ATL11_002803_0307_003_01.h5 | Spatial validation error: The polygon boundary intersected itself at the following points: [lon=74.0606220917933 lat=63.515758249560584],[lon=70.85791706371326 lat=73.18284416080927]

We should be able to use this to find the self intersection in the file.

Tyler provided code that lets us read the polygon out of the xml file.

In [3]:
import lxml.etree
import numpy as np
import shapely.geometry
# compile xml parsers for lxml
XMLparser = lxml.etree.XMLParser(recover=True, remove_blank_text=True)
# PURPOSE: parse xml header file and create shapely polygon
def parse_xml_file(xml_file, XMLparser):
    # read xml file and create lxml tree for parsing
    with open(xml_file, 'r') as fid:
        tree = lxml.etree.parse(fid,XMLparser)
    root = tree.getroot()
    LinearRing = root.findall('.//gml:Polygon/gml:exterior/gml:LinearRing/gml:posList', root.nsmap)
    # create a polygon for each linear ring
    poly_list = []
    for ring in LinearRing:
        coords = np.array(ring.text.split(),dtype='f')
        lon,lat = (coords[0:-1:2],coords[1::2])
        poly_list.append(shapely.geometry.Polygon(np.c_[lon, lat]))
    # create shapely polygon
    return shapely.geometry.MultiPolygon(poly_list)

In [4]:
P=parse_xml_file('ATL11_002803_0307_003_01.h5.iso.xml', XMLparser)

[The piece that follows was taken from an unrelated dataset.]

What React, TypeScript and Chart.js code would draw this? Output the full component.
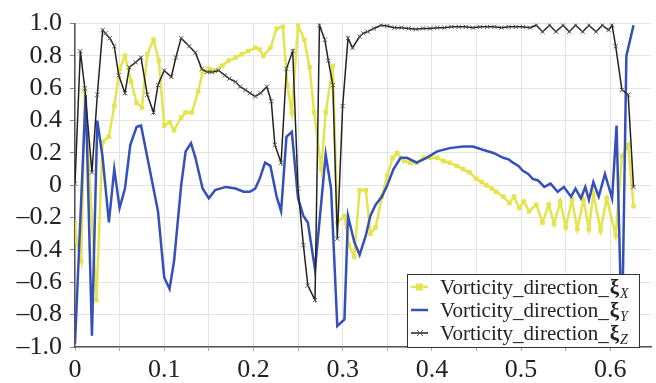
import React, { useEffect, useRef } from "react";
import { Chart, registerables } from "chart.js";

Chart.register(...registerables);

// [x, y] samples
const xiX: [number, number][] = [
  [0, -0.23], [0.002, -0.35], [0.007, -0.47], [0.011, 0.58], [0.024, -0.71], [0.031, 0.27], [0.038, 0.30],
  [0.044, 0.49], [0.050, 0.72], [0.056, 0.80], [0.063, 0.64], [0.069, 0.51], [0.075, 0.48], [0.081, 0.81],
  [0.088, 0.90], [0.094, 0.77], [0.100, 0.37], [0.106, 0.39], [0.111, 0.34], [0.119, 0.42], [0.124, 0.45],
  [0.131, 0.45], [0.138, 0.58], [0.143, 0.70], [0.150, 0.72], [0.157, 0.71], [0.165, 0.74], [0.172, 0.77],
  [0.180, 0.79], [0.187, 0.81], [0.194, 0.83], [0.202, 0.85], [0.207, 0.84], [0.211, 0.80], [0.219, 0.85],
  [0.226, 0.97], [0.233, 0.98], [0.238, 0.62], [0.243, 0.45], [0.250, 0.99], [0.257, 0.90], [0.263, 0.73],
  [0.268, 0.45], [0.276, 0.10], [0.281, 0.45], [0.289, 0.74], [0.294, -0.23], [0.302, -0.19], [0.307, -0.37],
  [0.313, -0.44], [0.319, -0.03], [0.326, -0.03], [0.331, -0.30], [0.337, -0.26], [0.344, -0.07], [0.350, 0.06],
  [0.356, 0.17], [0.361, 0.20], [0.369, 0.15], [0.376, 0.14], [0.383, 0.14], [0.391, 0.17], [0.398, 0.17],
  [0.406, 0.17], [0.413, 0.15], [0.420, 0.14], [0.428, 0.12], [0.435, 0.10], [0.442, 0.08], [0.450, 0.04],
  [0.456, 0.02], [0.461, 0.00], [0.467, -0.02], [0.472, -0.04], [0.480, -0.07], [0.487, -0.11], [0.492, -0.07],
  [0.498, -0.14], [0.503, -0.10], [0.509, -0.16], [0.517, -0.12], [0.524, -0.23], [0.531, -0.12], [0.537, -0.24],
  [0.544, -0.10], [0.550, -0.26], [0.557, -0.09], [0.563, -0.27], [0.570, -0.09], [0.576, -0.27], [0.581, -0.05],
  [0.589, -0.28], [0.596, -0.08], [0.606, -0.31], [0.613, 0.18], [0.620, 0.25], [0.626, -0.13],
];

const xiY: [number, number][] = [
  [0, -0.98], [0.012, 0.56], [0.019, -0.93], [0.025, 0.40], [0.031, 0.17], [0.038, -0.23], [0.044, 0.10],
  [0.050, -0.14], [0.056, -0.02], [0.062, 0.25], [0.069, 0.36], [0.074, 0.37], [0.083, 0.12], [0.093, -0.16],
  [0.100, -0.57], [0.106, -0.64], [0.111, -0.47], [0.119, 0.00], [0.124, 0.21], [0.130, 0.26], [0.135, 0.17],
  [0.143, -0.02], [0.150, -0.08], [0.157, -0.03], [0.169, -0.01], [0.180, -0.02], [0.189, -0.04], [0.196, -0.04],
  [0.202, -0.02], [0.207, 0.04], [0.213, 0.14], [0.219, 0.12], [0.226, -0.07], [0.231, -0.16], [0.237, 0.30],
  [0.243, 0.33], [0.250, -0.08], [0.256, -0.19], [0.261, -0.23], [0.269, -0.52], [0.281, 0.19], [0.287, -0.02],
  [0.294, -0.87], [0.302, -0.83], [0.306, -0.19], [0.313, -0.35], [0.319, -0.43], [0.326, -0.31], [0.331, -0.19],
  [0.337, -0.12], [0.344, -0.07], [0.350, 0.00], [0.357, 0.10], [0.365, 0.17], [0.372, 0.17], [0.383, 0.14],
  [0.394, 0.17], [0.406, 0.21], [0.420, 0.23], [0.435, 0.24], [0.446, 0.24], [0.457, 0.22], [0.469, 0.20],
  [0.480, 0.17], [0.486, 0.16], [0.491, 0.14], [0.497, 0.12], [0.502, 0.09], [0.508, 0.07], [0.513, 0.04],
  [0.519, 0.03], [0.526, -0.01], [0.533, 0.01], [0.541, -0.04], [0.548, -0.01], [0.556, -0.07], [0.561, -0.02],
  [0.567, -0.08], [0.572, -0.01], [0.576, -0.09], [0.581, 0.02], [0.587, -0.07], [0.594, 0.07], [0.602, -0.08],
  [0.607, 0.37], [0.613, -0.95], [0.618, 0.80], [0.626, 0.99],
];

const xiZ: [number, number][] = [
  [0, 0.01], [0.006, 0.83], [0.011, 0.60], [0.019, 0.08], [0.025, 0.56], [0.031, 0.96], [0.034, 0.94],
  [0.039, 0.91], [0.044, 0.86], [0.049, 0.68], [0.056, 0.57], [0.061, 0.73], [0.068, 0.76], [0.074, 0.79],
  [0.081, 0.56], [0.088, 0.45], [0.093, 0.62], [0.100, 0.71], [0.108, 0.67], [0.113, 0.79], [0.119, 0.91],
  [0.128, 0.86], [0.135, 0.82], [0.142, 0.72], [0.148, 0.70], [0.154, 0.70], [0.161, 0.71], [0.168, 0.68],
  [0.173, 0.66], [0.180, 0.64], [0.185, 0.61], [0.191, 0.59], [0.196, 0.57], [0.202, 0.55], [0.208, 0.57],
  [0.215, 0.61], [0.220, 0.52], [0.224, 0.25], [0.231, 0.14], [0.237, 0.72], [0.244, 0.83], [0.250, -0.02],
  [0.256, -0.37], [0.261, -0.62], [0.269, -0.71], [0.274, 0.99], [0.280, 0.90], [0.284, 0.77], [0.289, 0.62],
  [0.294, -0.33], [0.300, 0.49], [0.306, 0.91], [0.311, 0.85], [0.319, 0.92], [0.323, 0.94], [0.328, 0.95],
  [0.335, 0.97], [0.343, 0.99], [0.350, 0.985], [0.358, 0.975], [0.366, 0.975], [0.374, 0.97], [0.382, 0.965],
  [0.390, 0.97], [0.398, 0.97], [0.406, 0.975], [0.414, 0.975], [0.422, 0.98], [0.430, 0.98], [0.438, 0.98],
  [0.446, 0.975], [0.454, 0.98], [0.462, 0.98], [0.470, 0.98], [0.478, 0.975], [0.486, 0.98], [0.494, 0.98],
  [0.502, 0.98], [0.510, 0.975], [0.517, 0.99], [0.524, 0.95], [0.532, 0.99], [0.539, 0.95], [0.547, 0.99],
  [0.554, 0.95], [0.561, 0.99], [0.569, 0.95], [0.576, 0.99], [0.584, 0.95], [0.591, 0.99], [0.598, 0.96],
  [0.602, 0.99], [0.606, 0.86], [0.613, 0.59], [0.620, 0.56], [0.626, -0.01],
];

const legendBase = "Vorticity_direction_";
const legendSymbol = "\u03BE";
const legendSubs = ["X", "Y", "Z"];

const COLOR_X = "#e4e44e";
const COLOR_Y = "#3550b8";
const COLOR_Z = "#222222";
const SERIF = "'Liberation Serif', 'Times New Roman', serif";

const toPts = (arr: [number, number][]) => arr.map(([x, y]) => ({ x, y }));

const legendPlugin = {
  id: "customLegend",
  afterDraw(chart: any) {
    const ctx: CanvasRenderingContext2D = chart.ctx;
    ctx.save();
    const bx = 407, by = 274, bw = 232, bh = 73;
    ctx.fillStyle = "#ffffff";
    ctx.fillRect(bx, by, bw, bh);
    ctx.strokeStyle = "#333333";
    ctx.lineWidth = 1;
    ctx.strokeRect(bx + 0.5, by + 0.5, bw, bh);

    const rows = [287, 310, 333];
    const colors = [COLOR_X, COLOR_Y, COLOR_Z];
    rows.forEach((cy, i) => {
      ctx.strokeStyle = colors[i];
      ctx.lineWidth = i === 2 ? 1.5 : 2.5;
      ctx.beginPath();
      ctx.moveTo(411, cy);
      ctx.lineTo(428, cy);
      ctx.stroke();
      if (i === 0) {
        ctx.fillStyle = COLOR_X;
        ctx.fillRect(416, cy - 3.5, 7, 7);
      } else if (i === 2) {
        ctx.strokeStyle = "#555";
        ctx.lineWidth = 1;
        ctx.beginPath();
        ctx.moveTo(417, cy - 3); ctx.lineTo(423, cy + 3);
        ctx.moveTo(417, cy + 3); ctx.lineTo(423, cy - 3);
        ctx.stroke();
      }
      const base = cy + 7;
      ctx.fillStyle = "#222";
      ctx.textBaseline = "alphabetic";
      ctx.textAlign = "left";
      ctx.font = `21px ${SERIF}`;
      ctx.fillText(legendBase, 440, base);
      let x = 440 + ctx.measureText(legendBase).width + 1;
      ctx.font = `bold 21px ${SERIF}`;
      ctx.fillText(legendSymbol, x, base);
      x += ctx.measureText(legendSymbol).width + 1;
      ctx.font = `italic 14px ${SERIF}`;
      ctx.fillText(legendSubs[i], x, base + 4);
    });
    ctx.restore();
  },
};

export default function App() {
  const ref = useRef<HTMLCanvasElement | null>(null);

  useEffect(() => {
    if (!ref.current) return;
    const chart = new Chart(ref.current, {
      type: "scatter",
      data: {
        datasets: [
          {
            label: legendBase + legendSymbol + legendSubs[0],
            data: toPts(xiX),
            showLine: true,
            borderColor: COLOR_X,
            backgroundColor: COLOR_X,
            borderWidth: 2.5,
            pointStyle: "rect",
            pointRadius: 3.2,
            pointBorderWidth: 0,
            order: 3,
          },
          {
            label: legendBase + legendSymbol + legendSubs[1],
            data: toPts(xiY),
            showLine: true,
            borderColor: COLOR_Y,
            backgroundColor: COLOR_Y,
            borderWidth: 2.5,
            pointRadius: 0,
            order: 2,
          },
          {
            label: legendBase + legendSymbol + legendSubs[2],
            data: toPts(xiZ),
            showLine: true,
            borderColor: COLOR_Z,
            backgroundColor: COLOR_Z,
            borderWidth: 1.5,
            pointStyle: "crossRot",
            pointRadius: 3,
            pointBorderColor: "#555",
            pointBorderWidth: 1,
            order: 1,
          },
        ],
      },
      options: {
        responsive: false,
        animation: false,
        layout: { padding: { top: 23, right: 0, left: 0, bottom: 0 } },
        plugins: { legend: { display: false }, tooltip: { enabled: false } },
        scales: {
          x: {
            type: "linear",
            min: 0,
            max: 0.6456,
            afterFit: (s: any) => { s.height = 36; },
            grid: { color: "#e4e4e4", lineWidth: 1, tickLength: 4, tickColor: "#aaa" },
            border: { color: "#555", width: 1.5 },
            ticks: {
              stepSize: 0.05,
              includeBounds: false,
              autoSkip: false,
              maxRotation: 0,
              padding: 4,
              color: "#222",
              font: { family: SERIF, size: 26 },
              callback: (v: any) => {
                const k = Math.round(Number(v) * 20);
                if (k % 2 !== 0) return "";
                return k === 0 ? "0" : (k / 20).toFixed(1);
              },
            },
          },
          y: {
            min: -1,
            max: 1,
            afterFit: (s: any) => { s.width = 75; },
            grid: { color: "#e4e4e4", lineWidth: 1, tickLength: 5, tickColor: "#888" },
            border: { color: "#555", width: 1.5 },
            ticks: {
              stepSize: 0.2,
              autoSkip: false,
              padding: 8,
              color: "#222",
              font: { family: SERIF, size: 26 },
              callback: (v: any) => {
                const n = Math.round(Number(v) * 10) / 10;
                if (Math.abs(n) < 1e-9) return "0";
                return n < 0 ? "\u2013" + Math.abs(n).toFixed(1) : n.toFixed(1);
              },
            },
          },
        },
      },
      plugins: [legendPlugin],
    });
    return () => chart.destroy();
  }, []);

  return (
    <div style={{ position: "fixed", left: 0, top: 0, width: 656, height: 383, background: "#fff" }}>
      <canvas ref={ref} width={656} height={383} />
    </div>
  );
}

Make a numpy array out of the polygon and plot it:

In [28]:
latlon=np.c_[[c for c in P[0].exterior.coords]]
plt.figure(); 
plt.plot(latlon[:,1], latlon[:,0], marker='x');


<IPython.core.display.Javascript object>

In [29]:
# lat and lon where ATL11_errors identified an intersection
lon=74.0606220917933;
lat=63.515758249560584;
plt.plot(lon, lat, '*')

# lat and lon where ATL11_errors identified an intersection
lon=70.85791706371326; 
lat=73.18284416080927;
plt.plot(lon, lat, '*');


I don't see any inersections!  Maybe if we zoom in on the places where the ATL11_errors claimed to find an intersecion, we'll see something:

In [30]:
nearest=np.argmin((latlon[:,1]-lon)**2+(latlon[:,0]-lat)**2)
plt.figure();
plt.plot(latlon[nearest+np.arange(-2, 3), 1],latlon[nearest+np.arange(-2, 3), 0] ,'k', marker='x')
plt.plot(lon, lat,'*');

<IPython.core.display.Javascript object>

Nope again.  Maybe the latitude and longitude arrays contain duplicate coordinates:

In [31]:
print(np.min(np.abs(np.diff(latlon, axis=0)), axis=0))

[0.00104523 0.00124359]


Nope.  Subsequent points are at least a thousandth of a degree apart.  Maybe latitude and longitude contain out-of-sequence points:


In [32]:
fig=plt.figure(); 
fig.add_subplot(121);
plt.plot(latlon[:,0]); plt.gca().set_ylabel('latitude')
fig.add_subplot(122);
plt.plot(latlon[:,1]); plt.gca().set_ylabel('longitude');

<IPython.core.display.Javascript object>

Nope again.  To all appearances, the polygon in the file is just fine.